- **Given records**
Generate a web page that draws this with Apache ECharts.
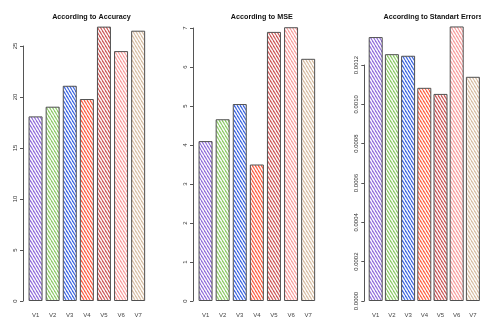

==

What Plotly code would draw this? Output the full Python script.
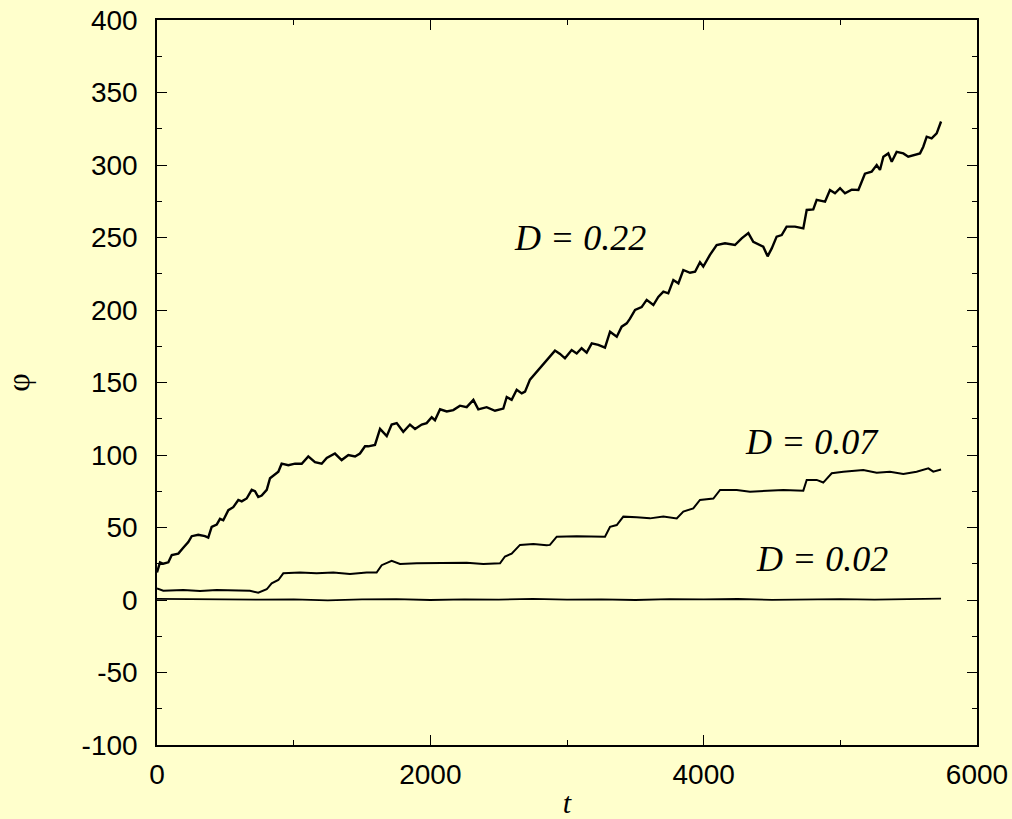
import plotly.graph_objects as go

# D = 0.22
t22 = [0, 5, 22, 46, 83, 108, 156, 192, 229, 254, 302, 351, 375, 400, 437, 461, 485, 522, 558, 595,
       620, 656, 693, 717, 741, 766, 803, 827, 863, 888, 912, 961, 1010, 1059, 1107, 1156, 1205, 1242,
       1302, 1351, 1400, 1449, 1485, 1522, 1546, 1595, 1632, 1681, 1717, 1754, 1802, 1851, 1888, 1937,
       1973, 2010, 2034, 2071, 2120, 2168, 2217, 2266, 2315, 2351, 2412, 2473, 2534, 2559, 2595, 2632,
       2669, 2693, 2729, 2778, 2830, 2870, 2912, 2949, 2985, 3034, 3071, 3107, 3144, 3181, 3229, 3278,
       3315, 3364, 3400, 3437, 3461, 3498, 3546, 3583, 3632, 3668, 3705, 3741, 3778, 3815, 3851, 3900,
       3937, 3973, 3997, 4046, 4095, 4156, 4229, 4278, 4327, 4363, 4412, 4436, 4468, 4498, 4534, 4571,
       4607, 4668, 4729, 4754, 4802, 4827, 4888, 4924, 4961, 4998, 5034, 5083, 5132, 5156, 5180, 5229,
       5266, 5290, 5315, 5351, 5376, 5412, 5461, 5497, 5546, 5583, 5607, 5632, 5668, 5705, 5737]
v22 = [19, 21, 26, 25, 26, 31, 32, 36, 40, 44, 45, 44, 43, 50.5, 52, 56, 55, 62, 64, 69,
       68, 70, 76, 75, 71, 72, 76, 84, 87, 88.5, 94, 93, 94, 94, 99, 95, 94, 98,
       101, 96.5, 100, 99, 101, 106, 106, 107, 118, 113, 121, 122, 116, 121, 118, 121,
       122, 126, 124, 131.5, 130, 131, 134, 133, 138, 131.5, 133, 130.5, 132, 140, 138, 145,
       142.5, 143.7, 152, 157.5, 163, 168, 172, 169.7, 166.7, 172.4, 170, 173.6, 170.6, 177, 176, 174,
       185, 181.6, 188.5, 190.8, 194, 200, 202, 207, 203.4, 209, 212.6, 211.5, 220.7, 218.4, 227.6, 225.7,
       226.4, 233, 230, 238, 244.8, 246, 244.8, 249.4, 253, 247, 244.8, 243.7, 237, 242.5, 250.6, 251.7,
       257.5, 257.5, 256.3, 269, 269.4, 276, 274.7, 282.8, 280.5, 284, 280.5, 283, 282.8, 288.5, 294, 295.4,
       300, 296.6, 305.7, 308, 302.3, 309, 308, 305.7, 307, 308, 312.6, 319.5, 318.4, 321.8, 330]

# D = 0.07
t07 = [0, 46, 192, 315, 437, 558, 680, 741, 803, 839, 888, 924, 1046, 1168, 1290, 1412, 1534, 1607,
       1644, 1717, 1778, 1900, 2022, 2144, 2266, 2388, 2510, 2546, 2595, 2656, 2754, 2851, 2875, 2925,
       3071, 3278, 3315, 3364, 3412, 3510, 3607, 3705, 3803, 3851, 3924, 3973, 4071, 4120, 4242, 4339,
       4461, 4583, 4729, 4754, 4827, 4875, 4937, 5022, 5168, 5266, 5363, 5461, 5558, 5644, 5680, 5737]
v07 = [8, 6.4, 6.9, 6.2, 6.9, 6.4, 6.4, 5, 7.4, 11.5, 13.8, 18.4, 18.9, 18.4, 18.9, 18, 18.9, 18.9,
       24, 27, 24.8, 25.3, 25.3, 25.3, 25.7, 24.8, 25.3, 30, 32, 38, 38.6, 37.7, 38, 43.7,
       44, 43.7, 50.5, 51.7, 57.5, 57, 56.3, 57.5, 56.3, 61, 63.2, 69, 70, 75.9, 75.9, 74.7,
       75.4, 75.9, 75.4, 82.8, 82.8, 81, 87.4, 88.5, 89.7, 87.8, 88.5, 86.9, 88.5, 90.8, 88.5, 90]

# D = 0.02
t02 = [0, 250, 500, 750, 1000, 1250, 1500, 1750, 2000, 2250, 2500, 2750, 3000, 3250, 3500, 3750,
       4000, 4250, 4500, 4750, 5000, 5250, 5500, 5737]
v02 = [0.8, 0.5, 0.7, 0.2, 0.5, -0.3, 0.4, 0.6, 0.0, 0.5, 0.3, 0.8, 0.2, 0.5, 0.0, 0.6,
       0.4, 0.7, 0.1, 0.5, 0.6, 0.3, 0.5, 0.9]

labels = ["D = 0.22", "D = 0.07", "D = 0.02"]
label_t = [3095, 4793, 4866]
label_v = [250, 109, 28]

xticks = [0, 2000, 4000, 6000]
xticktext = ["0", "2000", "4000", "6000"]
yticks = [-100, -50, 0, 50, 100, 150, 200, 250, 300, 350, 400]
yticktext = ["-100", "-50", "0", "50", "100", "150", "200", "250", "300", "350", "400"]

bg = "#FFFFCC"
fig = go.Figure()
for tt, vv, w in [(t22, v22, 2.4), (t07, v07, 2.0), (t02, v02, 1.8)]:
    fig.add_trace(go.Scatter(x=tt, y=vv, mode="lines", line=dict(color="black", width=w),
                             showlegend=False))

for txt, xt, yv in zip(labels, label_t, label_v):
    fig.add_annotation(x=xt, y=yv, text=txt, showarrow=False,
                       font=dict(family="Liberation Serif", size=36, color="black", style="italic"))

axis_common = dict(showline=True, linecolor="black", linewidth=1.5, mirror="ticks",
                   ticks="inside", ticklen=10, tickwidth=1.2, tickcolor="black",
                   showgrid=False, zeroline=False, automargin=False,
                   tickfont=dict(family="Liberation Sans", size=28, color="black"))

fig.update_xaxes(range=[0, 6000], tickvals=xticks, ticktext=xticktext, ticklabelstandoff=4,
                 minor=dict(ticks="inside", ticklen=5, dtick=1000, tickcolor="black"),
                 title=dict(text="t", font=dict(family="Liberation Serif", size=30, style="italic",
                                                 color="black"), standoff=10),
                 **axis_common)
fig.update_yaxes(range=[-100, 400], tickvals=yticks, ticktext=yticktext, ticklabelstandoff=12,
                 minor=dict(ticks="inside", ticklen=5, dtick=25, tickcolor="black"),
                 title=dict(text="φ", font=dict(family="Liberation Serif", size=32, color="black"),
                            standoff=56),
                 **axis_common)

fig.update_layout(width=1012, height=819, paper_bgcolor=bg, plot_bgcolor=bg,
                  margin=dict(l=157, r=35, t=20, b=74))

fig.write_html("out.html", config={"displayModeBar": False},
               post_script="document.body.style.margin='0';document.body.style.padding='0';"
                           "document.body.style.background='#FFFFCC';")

--

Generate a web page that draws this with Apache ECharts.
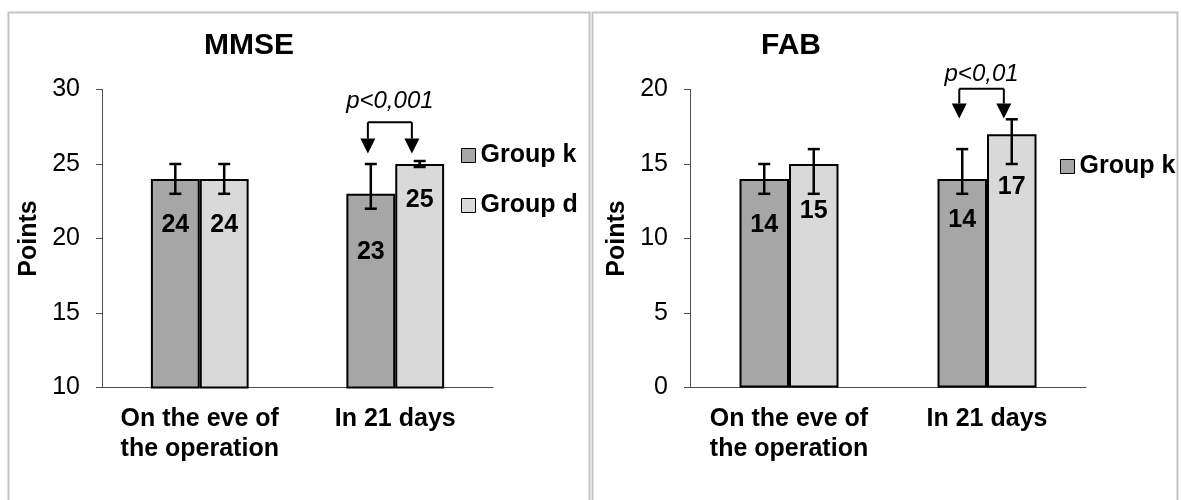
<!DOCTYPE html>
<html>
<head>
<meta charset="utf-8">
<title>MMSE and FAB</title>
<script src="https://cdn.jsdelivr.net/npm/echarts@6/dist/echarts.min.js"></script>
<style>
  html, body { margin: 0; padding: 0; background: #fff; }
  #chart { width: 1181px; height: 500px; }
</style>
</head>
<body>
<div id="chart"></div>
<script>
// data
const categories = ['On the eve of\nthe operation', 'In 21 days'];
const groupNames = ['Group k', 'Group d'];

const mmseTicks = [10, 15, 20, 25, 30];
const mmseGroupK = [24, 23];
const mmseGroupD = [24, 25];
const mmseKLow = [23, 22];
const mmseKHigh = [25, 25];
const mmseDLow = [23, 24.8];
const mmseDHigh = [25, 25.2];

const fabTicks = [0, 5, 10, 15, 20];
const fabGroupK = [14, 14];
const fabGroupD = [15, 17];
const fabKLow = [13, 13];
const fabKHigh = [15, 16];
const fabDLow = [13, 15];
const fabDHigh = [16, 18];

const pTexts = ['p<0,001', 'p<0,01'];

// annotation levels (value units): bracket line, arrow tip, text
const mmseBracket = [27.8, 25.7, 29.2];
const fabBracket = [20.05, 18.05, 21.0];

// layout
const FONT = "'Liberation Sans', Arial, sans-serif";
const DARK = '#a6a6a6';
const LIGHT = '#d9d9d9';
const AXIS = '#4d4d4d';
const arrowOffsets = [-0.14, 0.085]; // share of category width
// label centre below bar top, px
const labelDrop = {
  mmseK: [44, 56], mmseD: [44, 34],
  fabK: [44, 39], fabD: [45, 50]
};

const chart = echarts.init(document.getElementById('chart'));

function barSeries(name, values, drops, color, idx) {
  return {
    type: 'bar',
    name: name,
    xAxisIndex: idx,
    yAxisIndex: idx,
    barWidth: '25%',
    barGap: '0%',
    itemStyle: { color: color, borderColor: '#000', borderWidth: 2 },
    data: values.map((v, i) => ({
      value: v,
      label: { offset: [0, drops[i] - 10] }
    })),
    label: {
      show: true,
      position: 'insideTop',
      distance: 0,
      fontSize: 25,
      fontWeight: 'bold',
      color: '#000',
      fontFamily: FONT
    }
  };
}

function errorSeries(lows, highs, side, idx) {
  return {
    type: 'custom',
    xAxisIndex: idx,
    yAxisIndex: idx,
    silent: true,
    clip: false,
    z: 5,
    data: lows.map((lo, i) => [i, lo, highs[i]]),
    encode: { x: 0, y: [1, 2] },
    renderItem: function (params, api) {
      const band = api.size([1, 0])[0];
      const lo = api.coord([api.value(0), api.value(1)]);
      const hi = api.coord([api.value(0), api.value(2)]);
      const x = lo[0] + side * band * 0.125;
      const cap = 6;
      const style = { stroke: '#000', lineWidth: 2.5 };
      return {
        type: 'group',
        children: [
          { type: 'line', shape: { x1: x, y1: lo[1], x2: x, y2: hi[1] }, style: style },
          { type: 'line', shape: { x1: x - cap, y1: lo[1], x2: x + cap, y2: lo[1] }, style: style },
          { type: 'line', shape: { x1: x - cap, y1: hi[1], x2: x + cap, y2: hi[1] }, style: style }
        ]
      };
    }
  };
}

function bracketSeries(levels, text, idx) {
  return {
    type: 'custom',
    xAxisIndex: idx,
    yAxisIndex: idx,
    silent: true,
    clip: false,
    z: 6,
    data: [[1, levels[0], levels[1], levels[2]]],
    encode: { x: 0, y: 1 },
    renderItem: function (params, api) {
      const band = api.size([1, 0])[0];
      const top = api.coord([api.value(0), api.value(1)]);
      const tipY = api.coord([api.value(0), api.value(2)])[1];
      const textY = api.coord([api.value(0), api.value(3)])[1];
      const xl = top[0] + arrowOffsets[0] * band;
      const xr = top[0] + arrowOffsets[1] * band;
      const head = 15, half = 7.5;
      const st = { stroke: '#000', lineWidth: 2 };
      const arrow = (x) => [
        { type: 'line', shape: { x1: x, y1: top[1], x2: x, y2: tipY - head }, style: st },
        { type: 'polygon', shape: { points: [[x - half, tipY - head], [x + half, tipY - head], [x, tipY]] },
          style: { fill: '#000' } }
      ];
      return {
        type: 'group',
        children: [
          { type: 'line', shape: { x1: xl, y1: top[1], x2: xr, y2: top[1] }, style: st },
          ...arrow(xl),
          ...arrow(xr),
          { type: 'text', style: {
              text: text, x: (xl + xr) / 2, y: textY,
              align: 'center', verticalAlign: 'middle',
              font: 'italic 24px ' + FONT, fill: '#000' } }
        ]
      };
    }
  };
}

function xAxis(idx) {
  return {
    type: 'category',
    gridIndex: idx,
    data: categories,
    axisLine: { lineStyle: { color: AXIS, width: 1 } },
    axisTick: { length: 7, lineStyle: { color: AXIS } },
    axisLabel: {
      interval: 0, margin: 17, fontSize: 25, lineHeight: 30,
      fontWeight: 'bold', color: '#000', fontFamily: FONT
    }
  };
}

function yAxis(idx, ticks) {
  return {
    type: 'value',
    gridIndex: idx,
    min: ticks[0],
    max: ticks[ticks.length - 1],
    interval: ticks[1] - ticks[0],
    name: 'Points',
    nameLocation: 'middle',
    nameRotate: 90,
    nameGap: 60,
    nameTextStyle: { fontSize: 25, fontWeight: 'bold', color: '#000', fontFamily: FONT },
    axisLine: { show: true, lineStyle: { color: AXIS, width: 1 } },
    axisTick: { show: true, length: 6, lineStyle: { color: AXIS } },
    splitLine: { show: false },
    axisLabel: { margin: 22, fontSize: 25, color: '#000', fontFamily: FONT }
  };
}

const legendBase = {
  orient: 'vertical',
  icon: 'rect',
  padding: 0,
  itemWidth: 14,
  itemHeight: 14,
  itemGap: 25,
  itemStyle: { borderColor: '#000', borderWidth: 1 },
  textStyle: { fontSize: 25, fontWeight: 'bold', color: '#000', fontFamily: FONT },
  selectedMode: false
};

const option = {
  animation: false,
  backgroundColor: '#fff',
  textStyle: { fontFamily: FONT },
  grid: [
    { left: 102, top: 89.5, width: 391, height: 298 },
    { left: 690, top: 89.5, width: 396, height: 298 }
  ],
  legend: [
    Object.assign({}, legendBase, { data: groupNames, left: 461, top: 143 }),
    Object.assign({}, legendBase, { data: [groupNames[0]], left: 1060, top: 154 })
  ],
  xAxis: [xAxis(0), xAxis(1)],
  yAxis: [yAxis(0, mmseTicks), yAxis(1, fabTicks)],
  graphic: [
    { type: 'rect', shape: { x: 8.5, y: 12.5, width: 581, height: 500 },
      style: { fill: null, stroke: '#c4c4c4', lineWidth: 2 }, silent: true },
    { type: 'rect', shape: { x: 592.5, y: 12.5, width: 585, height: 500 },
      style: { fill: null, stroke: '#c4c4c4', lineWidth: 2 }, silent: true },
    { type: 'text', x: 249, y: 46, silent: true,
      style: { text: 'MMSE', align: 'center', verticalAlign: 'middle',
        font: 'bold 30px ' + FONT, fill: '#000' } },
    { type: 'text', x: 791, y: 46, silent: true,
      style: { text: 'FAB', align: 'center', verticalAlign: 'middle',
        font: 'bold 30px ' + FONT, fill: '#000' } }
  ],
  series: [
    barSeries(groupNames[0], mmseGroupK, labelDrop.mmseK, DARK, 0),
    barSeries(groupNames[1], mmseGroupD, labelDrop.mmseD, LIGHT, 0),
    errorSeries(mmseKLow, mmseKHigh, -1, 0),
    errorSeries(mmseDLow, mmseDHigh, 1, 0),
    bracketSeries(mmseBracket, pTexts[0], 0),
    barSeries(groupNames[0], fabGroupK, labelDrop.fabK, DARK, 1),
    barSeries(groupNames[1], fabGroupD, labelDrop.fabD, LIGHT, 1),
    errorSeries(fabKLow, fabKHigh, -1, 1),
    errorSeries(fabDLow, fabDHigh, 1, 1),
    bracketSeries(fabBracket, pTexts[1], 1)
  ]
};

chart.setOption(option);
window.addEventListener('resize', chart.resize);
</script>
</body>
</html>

- **Exercise directions**
Write out, exactly and with nothing added, everything from the line with "What Plotly code" down to the line with "import plotly.graph_objects as go", both included. Drop any pictures.

- **Solution**
What Plotly code would draw this? Output the full Python script.
import plotly.graph_objects as go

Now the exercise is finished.